For the past five days, I’ve also been thinking about the many ways I could use all this free time I now have on my days when my daughter is with her father. I’ve been reminding myself that this is a one-day-at-a-time venture. Every day, it’s me making conscious choices that I know are good for me, are going to connect me with myself: this morning I am going to read instead of check social media. This afternoon I’m going to write/draw/paint/clean/hunt for a job that doesn’t have me in front of a screen all day. Tonight I’m going to watch a thought-provoking movie/hoopdance/meditate/light candles and read/make soup.
Because that’s the point of these next 361 days.

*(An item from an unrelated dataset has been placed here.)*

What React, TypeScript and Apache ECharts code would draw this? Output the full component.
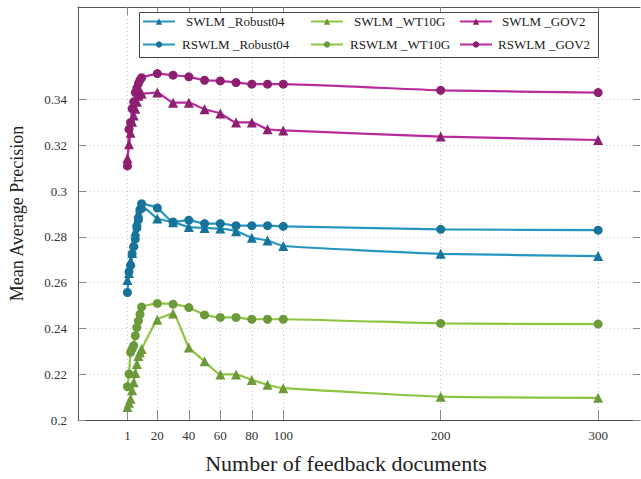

Learning what my life is like when it’s me I’m seducing, not someone else. Learning what my life is like when I’m centered in my own power and channeling it into my passions and my home. Learning who I really am when I’m not putting all my energy into being who I think my romantic/sexual interests want me to be.
Maybe this doesn’t sound like a difficult journey for some. But it is for me. Which is why I’m so thankful to have a circle of friends who are willing to hold space for me. Like last night–no light but candlelight, and us around an altar we created together, breathing, crying, laughing, speaking of what we’re releasing, and speaking of what we’re bringing in. Intentional, conscious togetherness.
I want my whole life to be an embodiment of intentional, conscious togetherness. I want to be a whole person. I want to see everyone I come in contact with as a whole person. I want to be the sort of person who holds space.